The actress also attempted to change her body movements - walking with longer strides, sitting more loosely and creating the illusion of "man hands" by moving them as if they were underwater. Probably the toughest physical challenge, however, was finding her transgender voice since she didn't have the chest capacity to create the necessary resonance to sound male.

"One thing the hormones do not change is your voice, so you can look like Kate Moss ... but you sound like James Earl Jones," she says. "I worked with transgender women on it, and they didn't know how to work on it backwards. Finally I found a woman in New York, and we approached the voice work from the inside out. What does her voice express? It expresses discomfort, it expresses loneliness, it expresses self-consciousness."

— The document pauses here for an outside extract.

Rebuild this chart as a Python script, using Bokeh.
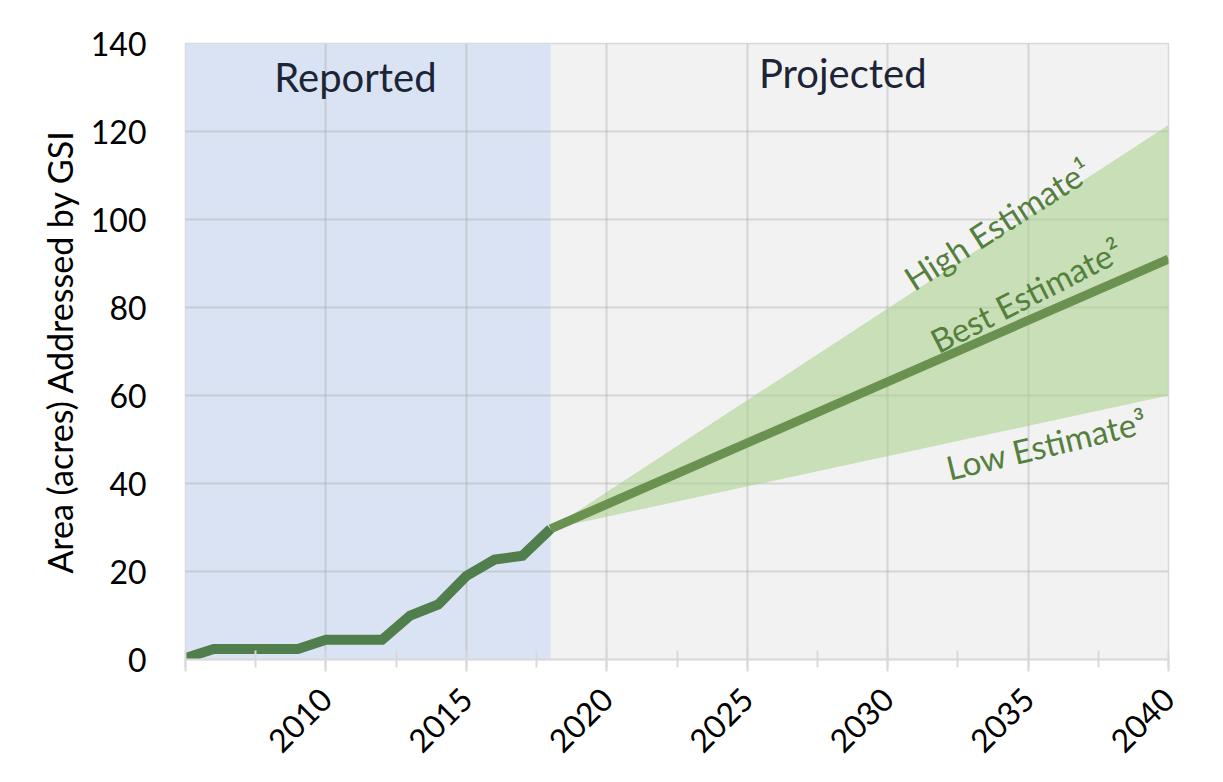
import math
from bokeh.plotting import figure
from bokeh.models import (ColumnDataSource, BoxAnnotation, SingleIntervalTicker,
                          FixedTicker, Range1d)
from bokeh.core.properties import value
from bokeh.embed import file_html
from bokeh.resources import INLINE

# ---- data ----
reported_years = [2005, 2006, 2007, 2008, 2009, 2010, 2011, 2012, 2013, 2014, 2015, 2016, 2017, 2018]
reported_area = [0.3, 2.4, 2.4, 2.4, 2.4, 4.5, 4.5, 4.5, 10.0, 12.5, 19.0, 22.7, 23.6, 29.7]

proj_years = [2018, 2040]
best_est = [29.7, 91.0]
high_est = [29.7, 121.5]
low_est = [29.7, 60.0]

reported_span = [2005, 2018]
projected_span = [2018, 2040]

y_ticks = [0, 20, 40, 60, 80, 100, 120, 140]

FONT = "Lato"

p = figure(width=1215, height=774, output_backend="svg", toolbar_location=None,
           x_range=Range1d(2005, 2040), y_range=Range1d(0, 140),
           min_border_left=185, min_border_right=47, min_border_top=43,
           min_border_bottom=115)

p.background_fill_color = "#f2f2f2"
p.border_fill_color = "white"
p.outline_line_color = "#d9d9d9"
p.outline_line_width = 1.5

# shaded regions
p.add_layout(BoxAnnotation(left=reported_span[0], right=reported_span[1],
                           fill_color="#dae3f3", fill_alpha=1.0,
                           line_color=None, level="image"))

# grids
p.xgrid.ticker = SingleIntervalTicker(interval=5)
p.ygrid.ticker = FixedTicker(ticks=y_ticks)
for g in (p.xgrid, p.ygrid):
    g.grid_line_color = "#a6a6a6"
    g.grid_line_alpha = 0.38
    g.grid_line_width = 2

# axes
p.xaxis.ticker = SingleIntervalTicker(interval=5, num_minor_ticks=2)
p.xaxis.axis_line_color = "#d9d9d9"
p.xaxis.axis_line_width = 2
p.xaxis.major_tick_line_color = "#d9d9d9"
p.xaxis.major_tick_line_width = 2
p.xaxis.major_tick_in = 0
p.xaxis.major_tick_out = 12
p.xaxis.minor_tick_line_color = "#d9d9d9"
p.xaxis.minor_tick_line_width = 2
p.xaxis.minor_tick_in = 9
p.xaxis.minor_tick_out = 8
p.xaxis.major_label_orientation = math.pi / 4
p.xaxis.major_label_text_font = FONT
p.xaxis.major_label_text_font_size = "32px"
p.xaxis.major_label_text_color = "black"
p.xaxis.major_label_standoff = 22
p.xaxis.major_label_overrides = {2005: ""}

p.yaxis.ticker = FixedTicker(ticks=y_ticks)
p.yaxis.axis_line_color = None
p.yaxis.major_tick_line_color = None
p.yaxis.minor_tick_line_color = None
p.yaxis.major_label_text_font = FONT
p.yaxis.major_label_text_font_size = "32px"
p.yaxis.major_label_text_color = "black"
p.yaxis.major_label_standoff = 33
p.yaxis.axis_label = "Area (acres) Addressed by GSI"
p.yaxis.axis_label_text_font = FONT
p.yaxis.axis_label_text_font_size = "34px"
p.yaxis.axis_label_text_font_style = "normal"
p.yaxis.axis_label_text_color = "black"
p.yaxis.axis_label_standoff = 8

# band
band_src = ColumnDataSource(dict(x=proj_years, lo=low_est, hi=high_est))
p.varea(x="x", y1="lo", y2="hi", source=band_src, fill_color="#a9d18e", fill_alpha=0.58)

# lines
p.line(reported_years, reported_area, line_color="#507e4c", line_width=10,
       line_join="miter")
p.line(proj_years, best_est, line_color="#6a914f", line_width=9)

# region labels
p.text(x=[2011.05], y=[132.5], text=["Reported"], text_font=value(FONT),
       text_font_size="40px", text_color="#1c2536", text_align="center",
       text_baseline="middle")
p.text(x=[2028.4], y=[133.2], text=["Projected"], text_font=value(FONT),
       text_font_size="40px", text_color="#1c2536", text_align="center",
       text_baseline="middle")

# estimate labels
est_color = "#54803c"
p.text(x=[2030.7], y=[86.0], text=["High Estimate\u00b9"], angle=math.radians(32.5),
       text_font=value(FONT), text_font_size="33px", text_color=est_color,
       text_align="left", text_baseline="alphabetic")
p.text(x=[2031.6], y=[72.0], text=["Best Estimate\u00b2"], angle=math.radians(27),
       text_font=value(FONT), text_font_size="33px", text_color=est_color,
       text_align="left", text_baseline="alphabetic")
p.text(x=[2032.1], y=[43.5], text=["Low Estimate\u00b3"], angle=math.radians(13.5),
       text_font=value(FONT), text_font_size="33px", text_color=est_color,
       text_align="left", text_baseline="alphabetic")

open("out.html", "w").write(file_html(p, INLINE))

Because of the difficulty of creating the voice, Huffman found it easier to stay in character the whole day during filming. This caused some problems when she'd call her husband, actor William H. Macy, from the set.

"Finally after about three weeks, he was `OK, I can't hear the voice anymore. It's too weird. Call me when work is all done.' So I'd have to wait until the end of the day because I couldn't break the voice," she recalls. "When he finally came to Arizona with my kids, it was a shock. My children didn't recognize me."

Huffman became so immersed in Bree that a scene in which she accidentally exposes her male anatomy to her on-screen son became extremely stressful.

"(Director) Duncan Tucker wanted to shoot me by the side of the road (urinating) - the full-on shot. So when he said he wanted to shoot that, I burst into tears and I was sobbing and couldn't breathe," she says. "He said, `What? It's a prosthetic and it doesn't matter.' I realized that I was living with Bree so long that the idea even doing it for the crew and showing that was humiliating because it wasn't who I was and it wasn't who I truly am. I found it too vulnerable."

Although it's not exactly a parallel struggle, Huffman already had experience with the pressures of being a woman in today's society, having overcome eating disorders and living with the Hollywood body image ideal.

"I think I have in common with Bree self-loathing, depression, excruciating self-consciousness, not wanting to wake up in my own skin, the pain of existence," she reveals. "After I had my children, I have to say, I like my body a whole lot better. I can actually eat and go yes, `I'm a size 6 or size 8.' That's kind of hard to say for Hollywood - that's big. I go about my day and have dinner anyway."


(c) 2005, Distributed by Knight Ridder/Tribune News Service.